April 9, 2004
The menu features many seafood dishes. There is a display tank filled with mussels, which are specialties in Ghent along with crevettes (shrimps). During our lunch one of my colleagues enjoyed tomate crevettes, a salad-like dish with little gray shrimps stuffed in a juicy red tomato. A side of Belgian fries goes well with this light entree (heck they go well with almost anything). I ordered another Ghent specialty, chicken waterzooi (a fish version is also a menu mainstay in Ghent). This dish is a bit of a cross between a soup and a casserole, as you get three meaty pieces of chicken (bones included) swamped in a delicious broth that is not too creamy or too soupy. Tender vegetables get to swim along with the chicken in the bowl. You will probably use all of your utensils to enjoy every morsel and drop of the waterzooi. Supposedly there is a more refined version where you get chicken chunks instead of whole chicken pieces, but this version seems very authentic and was the perfect tonic for a rainy afternoon. The menu includes perennial favorites like steak, lamb, salmon and other fish specials. The wine and beer list has many nice selections.
There are appetizing set menu lunch and dinner specials, and a breakfast buffet on Sundays. The dessert list looks particularly delectable, with typical choices including creme brulee, chocolate mousse, tiramisu, cakes and tarts.

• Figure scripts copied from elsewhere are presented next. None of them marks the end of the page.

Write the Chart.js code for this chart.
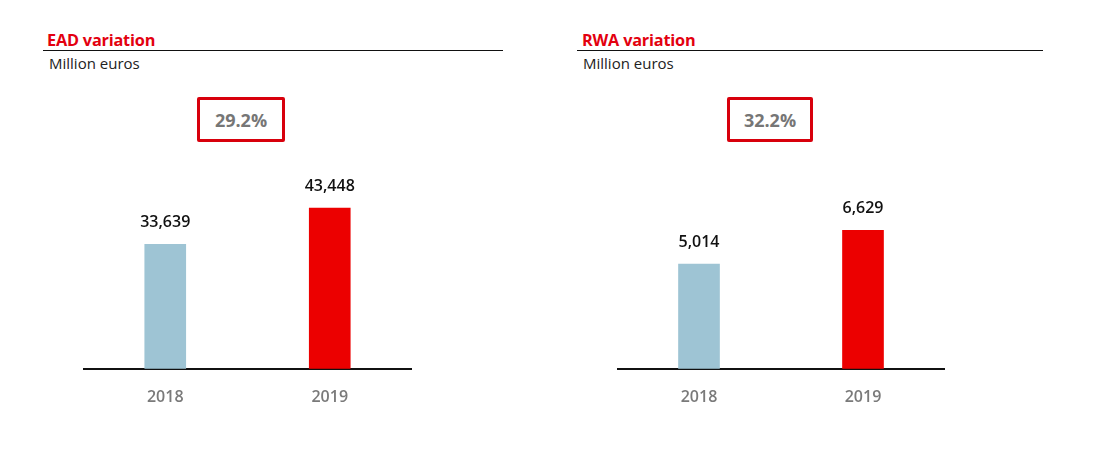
<!DOCTYPE html>
<html>
<head>
<meta charset="utf-8">
<script src="https://cdn.jsdelivr.net/npm/chart.js@4.4.1/dist/chart.umd.min.js"></script>
<style>
  html, body { margin:0; padding:0; background:#fff; width:1097px; height:457px; overflow:hidden; }
  .abs { position:absolute; }
  .title { font-family:"Open Sans", sans-serif; font-weight:700; font-size:16.3px; color:#e3000f; line-height:20px; letter-spacing:-0.2px; }
  .rule { height:0; border-top:1.5px solid #111; }
  .sub { font-family:"Open Sans", sans-serif; font-size:15px; color:#222; line-height:18px; }
  .box { border:3px solid #d8000c; border-radius:2px; box-sizing:border-box; font-family:"Open Sans", sans-serif; font-weight:700; font-size:18px; color:#767676; display:flex; align-items:center; justify-content:center; }
</style>
</head>
<body>
<div class="abs title" style="left:47px; top:30px;">EAD variation</div>
<div class="abs rule" style="left:43px; top:50px; width:460px;"></div>
<div class="abs sub" style="left:49px; top:54px;">Million euros</div>
<div class="abs box" id="boxL" style="left:197px; top:97px; width:88px; height:45px;"></div>

<div class="abs title" style="left:582px; top:30px;">RWA variation</div>
<div class="abs rule" style="left:577px; top:50px; width:466px;"></div>
<div class="abs sub" style="left:583px; top:54px;">Million euros</div>
<div class="abs box" id="boxR" style="left:727px; top:97px; width:86px; height:45px;"></div>

<div class="abs" style="left:83px; top:147px; width:329px; height:279px;"><canvas id="cL"></canvas></div>
<div class="abs" style="left:617px; top:160px; width:328px; height:266px;"><canvas id="cR"></canvas></div>

<script>
const categories = ["2018", "2019"];
const eadValues = [33639, 43448];
const rwaValues = [5014, 6629];
const eadVariation = "29.2%";
const rwaVariation = "32.2%";
const barColors = ["#9ec4d4", "#ec0000"];

document.getElementById("boxL").textContent = eadVariation;
document.getElementById("boxR").textContent = rwaVariation;

const valueLabels = {
  id: "valueLabels",
  afterDatasetsDraw(chart) {
    const ctx = chart.ctx;
    const meta = chart.getDatasetMeta(0);
    const data = chart.data.datasets[0].data;
    ctx.save();
    ctx.font = "600 16px 'Open Sans', sans-serif";
    ctx.fillStyle = "#111";
    ctx.textAlign = "center";
    ctx.textBaseline = "middle";
    meta.data.forEach((bar, i) => {
      ctx.fillText(data[i].toLocaleString("en-US"), bar.x, bar.y - 22);
    });
    ctx.restore();
  }
};

function makeChart(id, values, maxY) {
  return new Chart(document.getElementById(id), {
    type: "bar",
    data: {
      labels: categories,
      datasets: [{
        data: values,
        backgroundColor: barColors,
        barThickness: 41,
        borderWidth: 0
      }]
    },
    options: {
      responsive: true,
      maintainAspectRatio: false,
      animation: false,
      layout: { padding: 0 },
      plugins: { legend: { display: false }, tooltip: { enabled: false } },
      scales: {
        x: {
          grid: { display: false, drawTicks: false },
          border: { display: true, color: "#111", width: 2 },
          ticks: { color: "#7a7a7a", font: { family: "'Open Sans', sans-serif", size: 16, weight: "600" }, padding: 19 }
        },
        y: { display: false, min: 0, max: maxY }
      }
    },
    plugins: [valueLabels]
  });
}

makeChart("cL", eadValues, 60000);
makeChart("cR", rwaValues, 10000);
</script>
</body>
</html>
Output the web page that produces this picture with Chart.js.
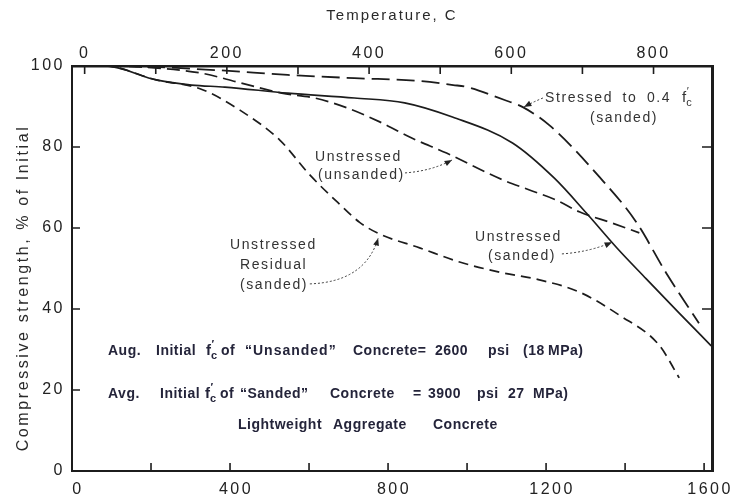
<!DOCTYPE html>
<html>
<head>
<meta charset="utf-8">
<script src="https://cdn.jsdelivr.net/npm/chart.js@4.4.1/dist/chart.umd.min.js"></script>
<style>
  html, body { margin: 0; padding: 0; background: #ffffff; }
  #wrap { width: 740px; height: 500px; }
</style>
</head>
<body>
<div id="wrap"><canvas id="chart" width="740" height="500"></canvas></div>
<script>
// Temperature in °F, strength in % of initial
const stressedF   = [0, 110, 361, 546, 715, 882, 965, 1000, 1095, 1140, 1208, 1335, 1428, 1504, 1587];
const stressedPct = [100, 100, 99.0, 97.8, 97.0, 96.3, 95.3, 94.8, 91.6, 89.9, 85.4, 72.6, 61.5, 48.9, 36.5];

const unsandedF   = [0, 80, 164, 324, 420, 531, 614, 698, 779, 860, 948, 1090, 1158, 1226, 1284, 1368, 1436];
const unsandedPct = [100, 100, 99.8, 98.3, 96.0, 93.3, 92.1, 89.6, 86.2, 82.2, 78.5, 71.9, 69.4, 66.9, 64.0, 61.2, 58.8];

const sandedF     = [0, 83, 216, 303, 387, 546, 715, 842, 963, 1115, 1221, 1302, 1380, 1453, 1537, 1618];
const sandedPct   = [100, 100, 96.5, 95.3, 94.8, 93.3, 92.1, 90.9, 87.4, 81.0, 72.3, 63.7, 55.0, 47.5, 39.0, 30.9];

const residualF   = [0, 83, 216, 324, 425, 526, 602, 677, 728, 779, 880, 981, 1082, 1183, 1284, 1385, 1486, 1537];
const residualPct = [100, 100, 96.5, 94.4, 89.1, 81.7, 73.1, 65.9, 61.4, 58.5, 55.1, 51.6, 49.1, 47.2, 44.2, 38.5, 31.1, 23.0];

// Axis ticks
const fMinorTicks = [0, 200, 400, 600, 800, 1000, 1200, 1400, 1600];
const fLabels     = [0, 400, 800, 1200, 1600];
const cMinorTicks = [0, 100, 200, 300, 400, 500, 600, 700, 800];
const cLabels     = [0, 200, 400, 600, 800];
const pctTicks    = [0, 20, 40, 60, 80, 100];
const rightTicks  = [40, 60, 80];

const F_MAX = 1620;
const toC = f => (f - 32) / 1.8;
const pts = (xs, ys) => xs.map((x, i) => ({ x, y: ys[i] }));

const INK = '#1c1c1c';
const TEXT = '#24243a';
const FONT = 'Liberation Sans';

function lineSet(label, xs, ys, dash, width) {
  return {
    label, data: pts(xs, ys),
    borderColor: INK, borderWidth: width, borderDash: dash,
    pointRadius: 0, fill: false, cubicInterpolationMode: 'monotone'
  };
}

// Dotted leader with a solid arrow head, given in data units
function arrow(ctx, X, Y, p0, c, p1) {
  const x0 = X(p0[0]), y0 = Y(p0[1]), cx = X(c[0]), cy = Y(c[1]), x1 = X(p1[0]), y1 = Y(p1[1]);
  ctx.save();
  ctx.strokeStyle = '#3a3a3a';
  ctx.lineWidth = 1;
  ctx.setLineDash([2, 2]);
  ctx.beginPath();
  ctx.moveTo(x0, y0);
  ctx.quadraticCurveTo(cx, cy, x1, y1);
  ctx.stroke();
  ctx.setLineDash([]);
  const a = Math.atan2(y1 - cy, x1 - cx);
  ctx.fillStyle = '#222';
  ctx.beginPath();
  ctx.moveTo(x1, y1);
  ctx.lineTo(x1 - 8 * Math.cos(a - 0.38), y1 - 8 * Math.sin(a - 0.38));
  ctx.lineTo(x1 - 8 * Math.cos(a + 0.38), y1 - 8 * Math.sin(a + 0.38));
  ctx.closePath();
  ctx.fill();
  ctx.restore();
}

// f'c : f with a prime and a subscript c
function drawFc(ctx, x, y, size, weight) {
  ctx.save();
  ctx.textAlign = 'left';
  ctx.textBaseline = 'middle';
  ctx.letterSpacing = '0px';
  ctx.font = weight + ' ' + size + 'px ' + FONT;
  ctx.fillText('f', x, y);
  const w = ctx.measureText('f').width;
  ctx.font = weight + ' ' + Math.round(size * 0.7) + 'px ' + FONT;
  ctx.fillText('\u2032', x + w + 0.5, y - size * 0.42);
  ctx.fillText('c', x + w, y + size * 0.3);
  ctx.restore();
}

const decor = {
  id: 'decor',
  beforeDraw(chart) {
    chart.ctx.letterSpacing = '2.5px';
  },
  afterDatasetsDraw(chart) {
    const { ctx, scales } = chart;
    const x = scales.x, xc = scales.xc, y = scales.y;
    const L = chart.chartArea.left, R = chart.chartArea.right;
    const T = chart.chartArea.top, B = chart.chartArea.bottom;
    ctx.save();
    ctx.strokeStyle = INK;
    ctx.lineWidth = 1.6;
    ctx.beginPath();
    fMinorTicks.forEach(v => { const px = x.getPixelForValue(v); ctx.moveTo(px, B); ctx.lineTo(px, B - 8); });
    cMinorTicks.forEach(v => { const px = xc.getPixelForValue(v); ctx.moveTo(px, T); ctx.lineTo(px, T + 8); });
    pctTicks.forEach(v => { const py = y.getPixelForValue(v); ctx.moveTo(L, py); ctx.lineTo(L + 8, py); });
    rightTicks.forEach(v => { const py = y.getPixelForValue(v); ctx.moveTo(R, py); ctx.lineTo(R - 10, py); });
    ctx.stroke();
    ctx.restore();
  },
  afterDraw(chart) {
    const { ctx, scales } = chart;
    const X = v => scales.x.getPixelForValue(v);
    const Y = v => scales.y.getPixelForValue(v);
    ctx.save();
    ctx.fillStyle = '#2a2a2a';
    ctx.textBaseline = 'middle';

    // Axis titles
    ctx.textAlign = 'center';
    ctx.letterSpacing = '2px';
    ctx.font = '15px ' + FONT;
    ctx.fillText('Temperature, C', 392, 16);
    ctx.save();
    ctx.translate(24, 288);
    ctx.rotate(-Math.PI / 2);
    ctx.letterSpacing = '2.6px';
    ctx.font = '16px ' + FONT;
    ctx.fillText('Compressive strength, % of Initial', 0, 0);
    ctx.restore();

    // Curve labels
    ctx.fillStyle = '#333';
    ctx.font = '14px ' + FONT;
    ctx.letterSpacing = '1.6px';
    ctx.textAlign = 'left';
    ctx.wordSpacing = '4px';
    ctx.fillText('Stressed to 0.4', 545, 98);
    ctx.wordSpacing = '0px';
    drawFc(ctx, 682, 98, 15, 'normal');
    ctx.fillText('(sanded)', 590, 118);

    ctx.fillText('Unstressed', 315, 157);
    ctx.fillText('(unsanded)', 318, 175);

    ctx.fillText('Unstressed', 230, 245);
    ctx.fillText('Residual', 240, 265);
    ctx.fillText('(sanded)', 240, 285);

    ctx.fillText('Unstressed', 475, 237);
    ctx.fillText('(sanded)', 488, 256);

    // Leader arrows to the curves
    arrow(ctx, X, Y, [1192, 92.1], [1167, 91.1], [1144, 89.9]);
    arrow(ctx, X, Y, [843, 73.6], [911, 74.1], [962, 76.8]);
    arrow(ctx, X, Y, [602, 46.2], [742, 46.7], [775, 57.5]);
    arrow(ctx, X, Y, [1240, 53.6], [1311, 54.1], [1367, 56.5]);

    // Notes
    ctx.fillStyle = TEXT;
    ctx.textAlign = 'left';
    ctx.font = 'bold 14px ' + FONT;
    const row = (items, yy) => items.forEach(([t, xx, sp]) => {
      if (t === 'fc') { drawFc(ctx, xx, yy, 15, 'bold'); return; }
      ctx.letterSpacing = (sp || 0.5) + 'px';
      ctx.fillText(t, xx, yy);
    });
    row([['Aug.', 108], ['Initial', 156], ['fc', 206], ['of', 221], ['\u201CUnsanded\u201D', 245, 1.0], ['Concrete=', 353],
         ['2600', 435], ['psi', 488], ['(18', 523], ['MPa)', 548]], 351);
    row([['Avg.', 108], ['Initial', 160], ['fc', 205], ['of', 220], ['\u201CSanded\u201D', 240], ['Concrete', 330],
         ['=', 413], ['3900', 428], ['psi', 477], ['27', 508], ['MPa)', 533]], 394);
    row([['Lightweight', 238], ['Aggregate', 333], ['Concrete', 433]], 425);
    ctx.restore();
  }
};

const tickFont = { family: FONT, size: 16 };
const plain = v => String(v);

new Chart(document.getElementById('chart'), {
  type: 'line',
  data: {
    datasets: [
      lineSet('Stressed to 0.4 f\'c (sanded)', stressedF, stressedPct, [18, 7], 1.8),
      lineSet('Unstressed (unsanded)', unsandedF, unsandedPct, [13, 6], 1.7),
      lineSet('Unstressed (sanded)', sandedF, sandedPct, [], 1.7),
      lineSet('Unstressed Residual (sanded)', residualF, residualPct, [10, 6], 1.7)
    ]
  },
  options: {
    responsive: false,
    devicePixelRatio: 1,
    animation: false,
    layout: { padding: 0 },
    plugins: { legend: { display: false }, tooltip: { enabled: false }, title: { display: false } },
    scales: {
      x: {
        type: 'linear', position: 'bottom', min: 0, max: F_MAX,
        afterBuildTicks: s => { s.ticks = fLabels.map(v => ({ value: v })); },
        afterFit: s => { s.height = 29; },
        grid: { display: false, drawTicks: false },
        border: { display: true, color: INK, width: 2 },
        ticks: { font: tickFont, color: '#222', padding: 9, labelOffset: 6, maxRotation: 0, autoSkip: false, callback: plain }
      },
      xc: {
        type: 'linear', position: 'top', min: toC(0), max: toC(F_MAX),
        afterBuildTicks: s => { s.ticks = cLabels.map(v => ({ value: v })); },
        afterFit: s => { s.height = 66; },
        grid: { display: false, drawTicks: false },
        border: { display: true, color: INK, width: 2.5 },
        ticks: { font: tickFont, color: '#222', padding: 3, maxRotation: 0, autoSkip: false, callback: plain }
      },
      y: {
        type: 'linear', position: 'left', min: 0, max: 100,
        afterBuildTicks: s => { s.ticks = pctTicks.map(v => ({ value: v })); },
        afterFit: s => { s.width = 72; },
        grid: { display: false, drawTicks: false },
        border: { display: true, color: INK, width: 2 },
        ticks: { font: tickFont, color: '#222', padding: 7, callback: plain }
      },
      yr: {
        type: 'linear', position: 'right', min: 0, max: 100,
        afterFit: s => { s.width = 28; },
        grid: { display: false, drawTicks: false },
        border: { display: true, color: INK, width: 3 },
        ticks: { display: false }
      }
    }
  },
  plugins: [decor]
});
</script>
</body>
</html>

De Foyer seems like a very fancy place to go for lunch, but during my visit there were several solo diners enjoying light fare and relaxing with racked newspapers that are provided for customers. The restroom facilities seem very low key for such a refined establishment, but the wall postings of upcoming events in the city is a refreshing touch. This is a lovely restaurant for a night-on-the-town dinner before or after a show, or on a special occasion.